As with Apple, your access runs until the paid period ends. If the subscription isn't in your Play list at all, you almost certainly signed up on the web or straight through the app maker, so dig out the email receipt, see who charged you, and cancel there instead.
Cancel a subscription you bought on the web
More and more apps, especially the quiz-funnel programs, sell the subscription on their own website so they keep a bigger slice of the revenue. Those never appear in your Apple or Google lists. You manage them through your account on the company's site, usually under something called billing, plan, or membership.
If there's no obvious cancel button, hunt for a link in your original confirmation email, or write to support and ask, in writing, to cancel and stop all renewals. Hang on to that message. A dated written request is genuinely useful if a charge slips through despite your best efforts.
Watch for upsell-heavy onboarding
It's worth naming a pattern in this category plainly: some self care apps lean hard on the funnel. You answer a quiz, you get a plan that sounds tailored to you, and you land on a screen with a countdown clock, a pricier plan already selected, and a trial set to convert into a full year. None of it is against the rules, but it's engineered to move fast, and it's easy to agree to more than you meant to.
Where we've seen this in testing, we've said so. Liven's onboarding is upsell-heavy, and a number of reviews mention friction around cancellation and refunds. BetterMe has drawn notable billing and cancellation complaints. Replika reviewers raise upsells and subscription friction, and apps such as Headway, Stoic and Reflectly run trials that convert quickly. We flag this because the fix is simple: read the screen before you tap, not after the charge lands.
How trials convert, and how not to get caught
Most trials are honest, but they're built to slide into a paid plan on their own unless you do something about it. The minute you start one, find the renewal date. It's shown at sign-up and again on your store subscription screen. Then set a calendar reminder a day or two ahead of it, and let your phone carry the memory instead of you.
If you decide the app isn't for you, cancel while the trial is still running rather than letting the charge land and then chasing a refund. Cancelling a trial still lets you use the app right up to the moment the trial ends, so there's no cost to doing it early. That single habit heads off the large majority of "I completely forgot I signed up" charges.
How to request a refund
Cancelling stops what hasn't been charged yet. It won't pull back a charge that already hit your card. A refund is a separate request, and while it isn't guaranteed, it's often granted, especially for an accidental or very recent charge. The rule to remember: you ask the party that billed you, the same one you'd cancel with.

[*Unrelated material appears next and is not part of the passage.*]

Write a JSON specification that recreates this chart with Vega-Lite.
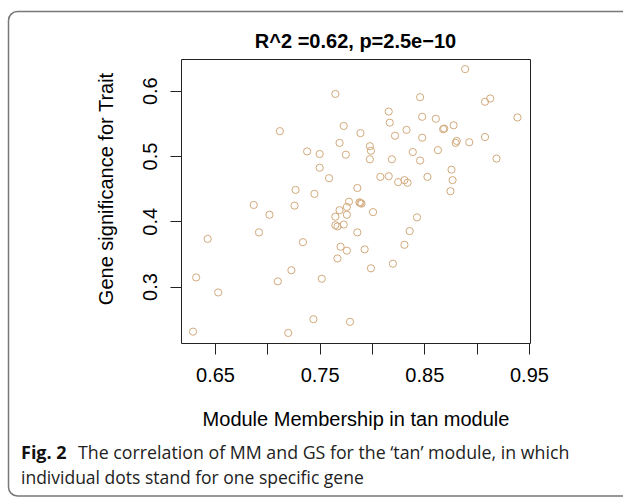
{
  "$schema": "https://vega.github.io/schema/vega-lite/v6.json",
  "width": 349,
  "height": 284,
  "autosize": {"type": "none"},
  "padding": {"left": 181, "top": 59, "right": 93, "bottom": 155},
  "background": "white",
  "config": {"view": {"stroke": "#222", "strokeWidth": 1}, "font": "Liberation Sans"},
  "title": {"text": "R^2 =0.62, p=2.5e−10", "fontSize": 20, "fontWeight": "bold", "font": "Liberation Sans", "color": "black", "anchor": "middle", "frame": "group", "baseline": "alphabetic", "offset": 0, "dy": 57.5},
  "layer": [
    {
      "data": {"values": [{"k": 1}]},
      "mark": {"type": "rect", "filled": false, "color": "#777", "strokeWidth": 1.5, "cornerRadius": 9},
      "encoding": {"x": {"value": -172.5}, "x2": {"value": 460}, "y": {"value": -47.5}, "y2": {"value": 437}}
    },
    {
      "data": {"values": [
        {"mm": 0.765, "gs": 0.595}, {"mm": 0.712, "gs": 0.538}, {"mm": 0.773, "gs": 0.546}, {"mm": 0.789, "gs": 0.535},
        {"mm": 0.769, "gs": 0.520}, {"mm": 0.738, "gs": 0.507}, {"mm": 0.750, "gs": 0.503}, {"mm": 0.775, "gs": 0.502},
        {"mm": 0.750, "gs": 0.482}, {"mm": 0.759, "gs": 0.466}, {"mm": 0.786, "gs": 0.451}, {"mm": 0.727, "gs": 0.448},
        {"mm": 0.745, "gs": 0.442}, {"mm": 0.687, "gs": 0.425}, {"mm": 0.726, "gs": 0.424}, {"mm": 0.778, "gs": 0.430},
        {"mm": 0.776, "gs": 0.422}, {"mm": 0.769, "gs": 0.417}, {"mm": 0.765, "gs": 0.407}, {"mm": 0.776, "gs": 0.410},
        {"mm": 0.765, "gs": 0.394}, {"mm": 0.767, "gs": 0.392}, {"mm": 0.773, "gs": 0.395}, {"mm": 0.788, "gs": 0.429},
        {"mm": 0.702, "gs": 0.410}, {"mm": 0.692, "gs": 0.383}, {"mm": 0.643, "gs": 0.373}, {"mm": 0.734, "gs": 0.368},
        {"mm": 0.632, "gs": 0.314}, {"mm": 0.653, "gs": 0.291}, {"mm": 0.710, "gs": 0.308}, {"mm": 0.723, "gs": 0.325},
        {"mm": 0.752, "gs": 0.312}, {"mm": 0.629, "gs": 0.231}, {"mm": 0.720, "gs": 0.229}, {"mm": 0.744, "gs": 0.250},
        {"mm": 0.779, "gs": 0.246}, {"mm": 0.770, "gs": 0.361}, {"mm": 0.776, "gs": 0.355}, {"mm": 0.767, "gs": 0.343},
        {"mm": 0.786, "gs": 0.383}, {"mm": 0.889, "gs": 0.633}, {"mm": 0.846, "gs": 0.590}, {"mm": 0.913, "gs": 0.588},
        {"mm": 0.908, "gs": 0.583}, {"mm": 0.816, "gs": 0.568}, {"mm": 0.817, "gs": 0.551}, {"mm": 0.848, "gs": 0.560},
        {"mm": 0.861, "gs": 0.557}, {"mm": 0.939, "gs": 0.559}, {"mm": 0.833, "gs": 0.540}, {"mm": 0.822, "gs": 0.531},
        {"mm": 0.848, "gs": 0.528}, {"mm": 0.868, "gs": 0.541}, {"mm": 0.869, "gs": 0.542}, {"mm": 0.878, "gs": 0.547},
        {"mm": 0.908, "gs": 0.529}, {"mm": 0.881, "gs": 0.523}, {"mm": 0.880, "gs": 0.520}, {"mm": 0.893, "gs": 0.521},
        {"mm": 0.798, "gs": 0.515}, {"mm": 0.799, "gs": 0.508}, {"mm": 0.798, "gs": 0.495}, {"mm": 0.819, "gs": 0.495},
        {"mm": 0.839, "gs": 0.506}, {"mm": 0.846, "gs": 0.493}, {"mm": 0.863, "gs": 0.509}, {"mm": 0.919, "gs": 0.496},
        {"mm": 0.876, "gs": 0.479}, {"mm": 0.877, "gs": 0.463}, {"mm": 0.875, "gs": 0.446}, {"mm": 0.808, "gs": 0.468},
        {"mm": 0.816, "gs": 0.469}, {"mm": 0.825, "gs": 0.460}, {"mm": 0.831, "gs": 0.463}, {"mm": 0.834, "gs": 0.459},
        {"mm": 0.853, "gs": 0.468}, {"mm": 0.789, "gs": 0.428}, {"mm": 0.790, "gs": 0.427}, {"mm": 0.801, "gs": 0.414},
        {"mm": 0.843, "gs": 0.406}, {"mm": 0.836, "gs": 0.385}, {"mm": 0.793, "gs": 0.357}, {"mm": 0.831, "gs": 0.364},
        {"mm": 0.799, "gs": 0.328}, {"mm": 0.820, "gs": 0.335}
      ]},
      "mark": {"type": "point", "shape": "circle", "filled": false, "size": 52, "strokeWidth": 1, "color": "#D2AA7D", "opacity": 1},
      "encoding": {
        "x": {"field": "mm", "type": "quantitative",
          "scale": {"domain": [0.6175, 0.951], "nice": false, "zero": false},
          "axis": {"title": "Module Membership in tan module", "values": [0.65, 0.7, 0.75, 0.8, 0.85, 0.9, 0.95],
            "labelExpr": "round(datum.value*20) % 2 == 1 ? format(datum.value, '.2f') : ''",
            "grid": false, "domain": false, "tickSize": 11, "tickColor": "#222", "tickWidth": 1,
            "labelFont": "Liberation Sans", "labelFontSize": 20, "labelColor": "black", "labelPadding": 11,
            "labelFlush": false, "labelOverlap": false, "labelBaseline": "top",
            "titleFont": "Liberation Sans", "titleFontSize": 20, "titleFontWeight": "normal", "titleColor": "black",
            "titleBaseline": "alphabetic", "titleY": 82}},
        "y": {"field": "gs", "type": "quantitative",
          "scale": {"domain": [0.2136, 0.6485], "nice": false, "zero": false},
          "axis": {"title": "Gene significance for Trait", "values": [0.3, 0.4, 0.5, 0.6], "format": ".1f",
            "grid": false, "domain": false, "tickSize": 11, "tickColor": "#222", "tickWidth": 1,
            "labelAngle": -90, "labelAlign": "center", "labelBaseline": "alphabetic", "labelPadding": 14,
            "labelFont": "Liberation Sans", "labelFontSize": 20, "labelColor": "black", "labelFlush": false, "labelOverlap": false,
            "titleFont": "Liberation Sans", "titleFontSize": 20, "titleFontWeight": "normal", "titleColor": "black",
            "titleAngle": -90, "titleAlign": "center", "titleBaseline": "alphabetic", "titleX": -69, "titleY": 129.5}}
      }
    },
    {
      "data": {"values": [{"t": "Fig. 2"}]},
      "mark": {"type": "text", "font": "Open Sans", "fontSize": 18, "fontWeight": "bold", "color": "#111", "align": "left", "baseline": "alphabetic"},
      "encoding": {"text": {"field": "t"}, "x": {"value": -160}, "y": {"value": 400}}
    },
    {
      "data": {"values": [{"t": "The correlation of MM and GS for the ‘tan’ module, in which"}]},
      "mark": {"type": "text", "font": "Open Sans", "fontSize": 17.8, "color": "#222", "align": "left", "baseline": "alphabetic"},
      "encoding": {"text": {"field": "t"}, "x": {"value": -103}, "y": {"value": 400}}
    },
    {
      "data": {"values": [{"t": "individual dots stand for one specific gene"}]},
      "mark": {"type": "text", "font": "Open Sans", "fontSize": 17.5, "color": "#222", "align": "left", "baseline": "alphabetic"},
      "encoding": {"text": {"field": "t"}, "x": {"value": -160}, "y": {"value": 425}}
    }
  ]
}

For Apple, head to reportaproblem.apple.com, sign in, find the charge, and request a refund with a short reason. For Google, open the Play Store, locate the order in your payment history or use Google's refund form, and submit. For a web purchase, email the app maker's support and ask for a refund, naming the date and the amount. Stay polite, stay specific, and keep a copy of every message you send.
Will I lose my data or my no-cost access?
Usually not straight away. Plenty of apps drop you back to their starter tier rather than locking the door entirely. Finch, Daylio and Insight Timer all keep working without paying after you cancel, and Day One keeps your entries right there on your device. So cancelling often isn't goodbye at all. Sometimes it's just stepping back to the no-cost version.
That said, paid-only content and premium features will lock the moment your access ends. If you've journaled or tracked moods inside an app, check whether it offers an export and run it before you cancel, so you keep a copy of anything you'd hate to lose. A quick export now saves a fair amount of regret later.
If a charge looks wrong, work in order
Go through it calmly and in sequence. First, confirm who billed you by reading the receipt. Second, cancel future renewals with that party so the same charge can't repeat next month. Third, request a refund for the disputed charge, with a clear, dated explanation of what went wrong.
Only if the company won't respond and the charge is genuinely unauthorised should you take it to your bank or card issuer as a dispute. That's a last resort, not an opening move, because a chargeback can lock you out of your store account. Give the normal channels a fair shot first. The vast majority of billing mix-ups are sorted out well before it ever comes to that.
A calmer way to think about subscriptions
None of this should sour you on self care apps. The category is full of genuinely helpful tools, and most makers handle billing fairly. The friction clusters in a handful of aggressive funnels, and once you know the moves, check who's billing you, cancel through them, note the renewal dates, export what matters, those funnels lose most of their sting.
If you're still weighing whether a paid plan earns its keep, our look at whether self care apps are worth it and our guide on choosing a self care app both help you decide before you ever subscribe. And if you'd rather lean on apps with generous starter tiers, the ranked best self care apps list flags those clearly.
Keep reading
- Are self care apps worth it?
- How to choose a self care app
- Free vs paid wellness apps
- The best self care apps, ranked
- How we rate self care apps
FAQ
Does deleting an app cancel the subscription?
No. Deleting the app takes it off your device but leaves the billing untouched, so the charges keep coming. You have to cancel through whoever bills you: Apple in iPhone Settings, Google in the Play Store, or the company's website if you signed up there.
Can I get a refund after cancelling?
Sometimes. Cancelling only stops the next charge; getting back one that already happened is a separate request to whoever billed you. Apple uses reportaproblem.apple.com, Google has a refund form in the Play Store, and web purchases go through the app maker's support. Refunds aren't guaranteed, but they're often granted for recent or accidental charges.
What if I cancel during a no-cost trial?
You keep access until the trial period ends, then it stops without charging you. Cancelling early is the safest way to dodge an unwanted renewal, since many trials roll into a full paid plan on their own. You lose nothing by cancelling the moment you decide the app isn't for you.